**STATED GOAL:** The line containing "import plotly.graph_objects as go" marks the end: extract everything from the first line of the data through that line, exactly, with no pictures.

▽

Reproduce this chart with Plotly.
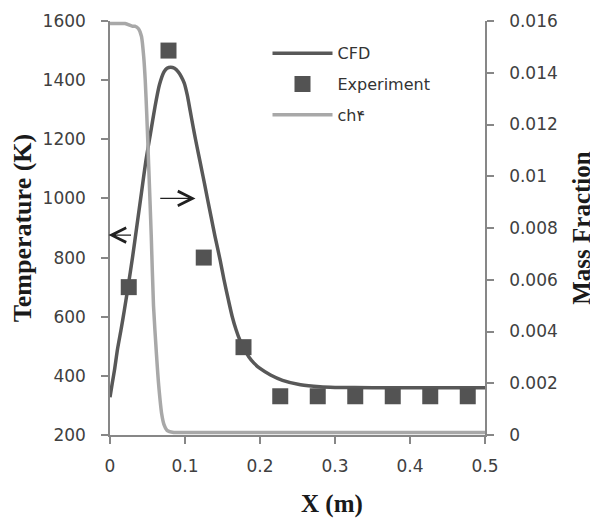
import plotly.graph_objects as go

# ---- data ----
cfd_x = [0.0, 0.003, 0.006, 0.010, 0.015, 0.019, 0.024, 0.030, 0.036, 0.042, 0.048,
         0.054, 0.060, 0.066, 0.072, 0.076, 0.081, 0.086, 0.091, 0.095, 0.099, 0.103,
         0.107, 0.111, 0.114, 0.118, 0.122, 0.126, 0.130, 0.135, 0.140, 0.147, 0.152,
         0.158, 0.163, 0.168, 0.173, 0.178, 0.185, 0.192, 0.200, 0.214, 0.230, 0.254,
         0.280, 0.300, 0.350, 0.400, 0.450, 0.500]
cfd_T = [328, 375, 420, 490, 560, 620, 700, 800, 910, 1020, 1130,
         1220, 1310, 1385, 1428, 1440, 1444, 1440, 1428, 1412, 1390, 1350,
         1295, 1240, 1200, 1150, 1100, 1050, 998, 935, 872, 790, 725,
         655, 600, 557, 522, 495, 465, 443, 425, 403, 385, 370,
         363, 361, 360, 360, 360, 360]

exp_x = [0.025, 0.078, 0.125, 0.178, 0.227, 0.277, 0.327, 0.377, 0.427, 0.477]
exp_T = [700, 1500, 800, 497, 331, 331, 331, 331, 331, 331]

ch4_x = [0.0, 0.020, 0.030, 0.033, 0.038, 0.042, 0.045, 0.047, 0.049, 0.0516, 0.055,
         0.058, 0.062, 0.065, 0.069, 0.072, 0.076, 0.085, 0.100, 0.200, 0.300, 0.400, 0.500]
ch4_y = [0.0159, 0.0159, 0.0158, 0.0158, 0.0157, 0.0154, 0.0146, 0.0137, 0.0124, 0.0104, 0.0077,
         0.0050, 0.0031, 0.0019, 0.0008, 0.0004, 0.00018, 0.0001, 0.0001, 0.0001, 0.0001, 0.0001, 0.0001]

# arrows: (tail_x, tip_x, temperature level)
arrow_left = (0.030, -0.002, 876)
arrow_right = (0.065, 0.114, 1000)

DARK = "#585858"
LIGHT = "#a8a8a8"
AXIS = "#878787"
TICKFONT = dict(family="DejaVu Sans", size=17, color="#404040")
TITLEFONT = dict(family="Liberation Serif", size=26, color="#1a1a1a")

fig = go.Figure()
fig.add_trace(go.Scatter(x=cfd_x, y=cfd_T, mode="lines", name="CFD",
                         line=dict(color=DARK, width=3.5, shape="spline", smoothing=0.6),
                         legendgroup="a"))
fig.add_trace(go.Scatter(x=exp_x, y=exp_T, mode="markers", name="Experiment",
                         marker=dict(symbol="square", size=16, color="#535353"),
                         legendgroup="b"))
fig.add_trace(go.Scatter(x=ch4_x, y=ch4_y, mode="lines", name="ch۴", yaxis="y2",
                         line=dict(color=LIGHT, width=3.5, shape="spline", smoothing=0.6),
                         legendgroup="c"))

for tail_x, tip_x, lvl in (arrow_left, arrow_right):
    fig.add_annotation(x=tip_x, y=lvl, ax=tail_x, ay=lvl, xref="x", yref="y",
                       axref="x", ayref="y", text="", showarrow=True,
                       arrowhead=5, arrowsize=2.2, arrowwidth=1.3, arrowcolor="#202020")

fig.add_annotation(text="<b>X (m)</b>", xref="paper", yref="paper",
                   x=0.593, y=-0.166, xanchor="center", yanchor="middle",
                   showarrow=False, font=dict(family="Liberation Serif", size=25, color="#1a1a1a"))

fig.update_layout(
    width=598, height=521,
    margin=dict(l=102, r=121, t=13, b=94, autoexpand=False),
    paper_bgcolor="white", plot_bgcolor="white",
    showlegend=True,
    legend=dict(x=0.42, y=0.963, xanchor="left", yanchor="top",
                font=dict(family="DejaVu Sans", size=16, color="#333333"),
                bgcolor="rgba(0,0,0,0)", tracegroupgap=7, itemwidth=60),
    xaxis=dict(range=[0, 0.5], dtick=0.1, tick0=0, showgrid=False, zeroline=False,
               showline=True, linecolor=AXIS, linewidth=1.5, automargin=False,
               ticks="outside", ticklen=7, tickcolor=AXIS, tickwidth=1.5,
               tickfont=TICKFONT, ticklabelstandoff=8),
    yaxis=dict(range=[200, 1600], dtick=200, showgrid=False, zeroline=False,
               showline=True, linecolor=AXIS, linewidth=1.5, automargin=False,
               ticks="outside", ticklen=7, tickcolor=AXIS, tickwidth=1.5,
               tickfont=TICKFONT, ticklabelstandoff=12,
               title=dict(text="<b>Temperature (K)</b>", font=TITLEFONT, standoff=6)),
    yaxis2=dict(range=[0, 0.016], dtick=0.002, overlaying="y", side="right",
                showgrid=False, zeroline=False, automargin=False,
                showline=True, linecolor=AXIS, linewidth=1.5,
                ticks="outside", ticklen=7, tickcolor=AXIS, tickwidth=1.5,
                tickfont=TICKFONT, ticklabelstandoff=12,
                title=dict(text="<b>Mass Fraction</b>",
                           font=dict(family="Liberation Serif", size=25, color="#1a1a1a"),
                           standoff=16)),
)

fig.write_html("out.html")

△

**CORRECT RESULT:**
Reproduce this chart with Plotly.
import plotly.graph_objects as go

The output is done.